═══ RAW DATA ═══

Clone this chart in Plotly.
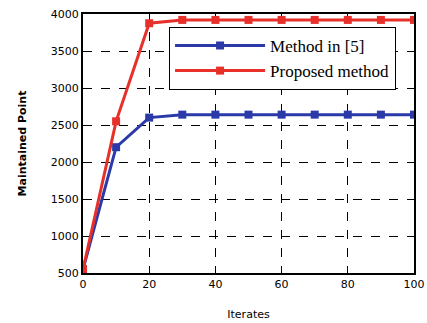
import plotly.graph_objects as go

iterates = [0, 10, 20, 30, 40, 50, 60, 70, 80, 90, 100]
method5 = [550, 2200, 2600, 2640, 2640, 2640, 2640, 2640, 2640, 2640, 2640]
proposed = [550, 2550, 3875, 3920, 3920, 3920, 3920, 3920, 3920, 3920, 3920]

fig = go.Figure()
fig.add_trace(go.Scatter(x=iterates, y=method5, mode="lines+markers", name="Method in [5]",
                         line=dict(color="#2b3aa8", width=3),
                         marker=dict(symbol="square", size=8, color="#2b3aa8")))
fig.add_trace(go.Scatter(x=iterates, y=proposed, mode="lines+markers", name="Proposed method",
                         line=dict(color="#e8302a", width=3),
                         marker=dict(symbol="square", size=8, color="#e8302a")))

axis_common = dict(showline=True, linecolor="black", linewidth=2, mirror=True,
                   showgrid=True, gridcolor="black", griddash="dash", gridwidth=1,
                   ticks="inside", ticklen=4, tickcolor="black", zeroline=False,
                   automargin=False, ticklabeloverflow="allow",
                   tickfont=dict(family="DejaVu Sans", size=11, color="black"))

fig.update_layout(
    width=427, height=323, autosize=False,
    margin=dict(l=83, r=13, t=14, b=50),
    paper_bgcolor="white", plot_bgcolor="white",
    showlegend=True,
    legend=dict(x=0.26, y=0.95, xanchor="left", yanchor="top",
                bgcolor="white", bordercolor="black", borderwidth=1,
                font=dict(family="Liberation Serif", size=17, color="black"),
                itemwidth=90, tracegroupgap=4),
    xaxis=dict(range=[0, 100], tickvals=[0, 20, 40, 60, 80, 100],
               title=dict(text="Iterates", font=dict(family="DejaVu Sans", size=11, color="black"), standoff=20),
               **axis_common),
    yaxis=dict(range=[500, 4000], tickvals=[500, 1000, 1500, 2000, 2500, 3000, 3500, 4000],
               title=dict(text="<b>Maintained Point</b>", font=dict(family="DejaVu Sans", size=11, color="black"), standoff=22),
               **axis_common),
)

fig.write_html("out.html", config={"responsive": False, "displayModeBar": False},
               post_script="document.body.style.margin='0';")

═══

**WRITTEN PROBLEM**
Pictures are excluded: retype only the lines from the beginning of the listing above through the line with "3920, 3920, 3920]", both included.

**CORRECT OUTPUT**
Clone this chart in Plotly.
import plotly.graph_objects as go

iterates = [0, 10, 20, 30, 40, 50, 60, 70, 80, 90, 100]
method5 = [550, 2200, 2600, 2640, 2640, 2640, 2640, 2640, 2640, 2640, 2640]
proposed = [550, 2550, 3875, 3920, 3920, 3920, 3920, 3920, 3920, 3920, 3920]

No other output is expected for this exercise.